Here’s a high-level example:

Data Source: Logs of customer behavior in Amazon S3.

EMR Cluster Setup: You spin up an EMR cluster using Spark for distributed data processing.

Processing: The Spark job reads the raw data from S3, performs transformations (e.g., aggregating product views per customer), and outputs the cleaned data back to S3.

Step 2: Refining Data with SageMaker Data Wrangler

After EMR has processed the data, the cleaned dataset is now available in Amazon S3. You connect Data Wrangler to this dataset:

Connect to Data: In Data Wrangler, import the cleaned dataset from S3.

Further Transformation: You apply additional transformations, such as one-hot encoding categorical features, handling missing values, or calculating new features like “average session duration” based on the processed data.

Visualize: Use Data Wrangler’s built-in charts to visualize the distribution of customer purchases or other key metrics.

Export: Once the data is fully prepared, export it to Amazon SageMaker to train a machine learning model, such as predicting customer churn.

Step 3: Automating the Workflow

You can automate this entire pipeline by scheduling EMR jobs and connecting their outputs directly to Data Wrangler. This setup ensures that fresh data is always available for model training and reduces the need for manual intervention.

Conclusion

The integration of Amazon EMR with SageMaker Data Wrangler provides a comprehensive solution for big data processing and machine learning data preparation. By leveraging EMR’s processing power for handling massive datasets and Data Wrangler’s low-code interface for refining data, organizations can create scalable, efficient workflows that bridge the gap between data engineering and data science.
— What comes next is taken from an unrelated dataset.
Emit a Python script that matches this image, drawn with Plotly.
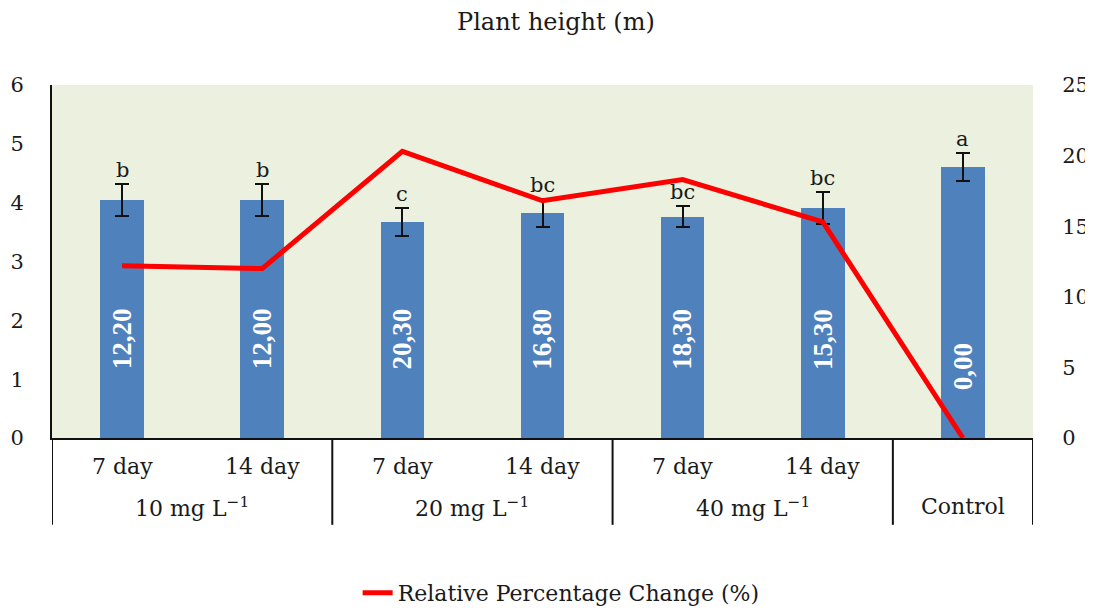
import plotly.graph_objects as go

# ---- data ----
concentrations = ["10 mg L<sup>−1</sup>", "20 mg L<sup>−1</sup>", "40 mg L<sup>−1</sup>", "Control"]
group_sizes = [2, 2, 2, 1]
days = ["7 day", "14 day", "7 day", "14 day", "7 day", "14 day", ""]
plant_height = [4.05, 4.05, 3.67, 3.83, 3.76, 3.91, 4.61]
height_err = [0.27, 0.27, 0.24, 0.24, 0.18, 0.27, 0.24]
letters = ["b", "b", "c", "bc", "bc", "bc", "a"]
rel_change = [12.20, 12.00, 20.30, 16.80, 18.30, 15.30, 0.00]
left_ticks = [0, 1, 2, 3, 4, 5, 6]
right_ticks = [0, 5, 10, 15, 20, 25]

FONT = "DejaVu Serif"
TXT = "#1a1a1a"
xpos = list(range(len(days)))

fig = go.Figure()
fig.add_trace(go.Bar(
    x=xpos, y=plant_height, width=0.31,
    marker=dict(color="#4f81bd", line=dict(width=0)),
    error_y=dict(type="data", array=height_err, visible=True,
                 color="#111111", thickness=2, width=7),
    showlegend=False, hoverinfo="y",
))
fig.add_trace(go.Scatter(
    x=xpos, y=rel_change, yaxis="y2", mode="lines",
    line=dict(color="#ff0000", width=5),
    name="Relative Percentage Change (%)",
))

ann = []
# significance letters
for i, (h, e, l) in enumerate(zip(plant_height, height_err, letters)):
    ann.append(dict(x=i, y=h + e, xref="x", yref="y", text=l, showarrow=False,
                    yanchor="bottom", yshift=0,
                    font=dict(family=FONT, size=21, color=TXT)))
# value labels inside bars
for i, v in enumerate(rel_change):
    ann.append(dict(x=i, y=1.22 if v == 0 else 1.68, xref="x", yref="y",
                    text="<b>" + f"{v:.2f}".replace(".", ",") + "</b>",
                    showarrow=False, textangle=-90,
                    font=dict(family="Liberation Serif", size=27, color="white")))
# inner category labels
for i, d in enumerate(days):
    if d:
        ann.append(dict(x=i, y=-0.082, xref="x", yref="paper", text=d, showarrow=False,
                        yanchor="middle", font=dict(family=FONT, size=22, color=TXT)))
# outer category labels and dividers
shapes = []
start = 0
bounds = [-0.5]
for c, n in zip(concentrations, group_sizes):
    center = start + (n - 1) / 2
    ann.append(dict(x=center, y=-0.195, xref="x", yref="paper", text=c, showarrow=False,
                    yanchor="middle", font=dict(family=FONT, size=22, color=TXT)))
    start += n
    bounds.append(start - 0.5)
for b in bounds:
    shapes.append(dict(type="line", xref="x", yref="paper", x0=b, x1=b, y0=0, y1=-0.246,
                       line=dict(color="#111111", width=2)))

# page body has an 8px default margin; size the figure so it fills the window
fig.update_layout(
    width=1085, height=603,
    margin=dict(l=44, r=60, t=77, b=173, autoexpand=False),
    paper_bgcolor="white", plot_bgcolor="#ebf1de",
    title=dict(text="Plant height (m)", x=0.505, xanchor="center", y=0.977, yanchor="middle",
               font=dict(family=FONT, size=24, color=TXT)),
    xaxis=dict(range=[-0.5, 6.5], showticklabels=False, showgrid=False, zeroline=False,
               showline=True, linecolor="#111111", linewidth=2, ticks="", automargin=False),
    yaxis=dict(range=[0, 6], tickvals=left_ticks, showgrid=False, zeroline=False,
               showline=True, linecolor="#111111", linewidth=2,
               ticks="outside", ticklen=22, tickcolor="rgba(0,0,0,0)", automargin=False,
               tickfont=dict(family=FONT, size=21, color=TXT)),
    yaxis2=dict(range=[0, 25], tickvals=right_ticks, overlaying="y", side="right",
                showgrid=False, zeroline=False, showline=False,
                ticks="outside", ticklen=24, tickcolor="rgba(0,0,0,0)", automargin=False,
                tickfont=dict(family=FONT, size=21, color=TXT)),
    legend=dict(orientation="h", x=0.519, xanchor="center", y=-0.439, yanchor="middle",
                font=dict(family=FONT, size=22, color=TXT), bgcolor="rgba(0,0,0,0)"),
    annotations=ann, shapes=shapes,
    bargap=0,
)

fig.write_html("out.html")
This combination allows businesses to accelerate their data preparation for machine learning, reduce the complexity of managing big data, and ultimately improve the quality of their models. Whether you’re processing historical logs, streaming real-time data, or performing complex data transformations, the EMR-Data Wrangler integration ensures that your data pipelines are robust, automated, and ready for machine learning.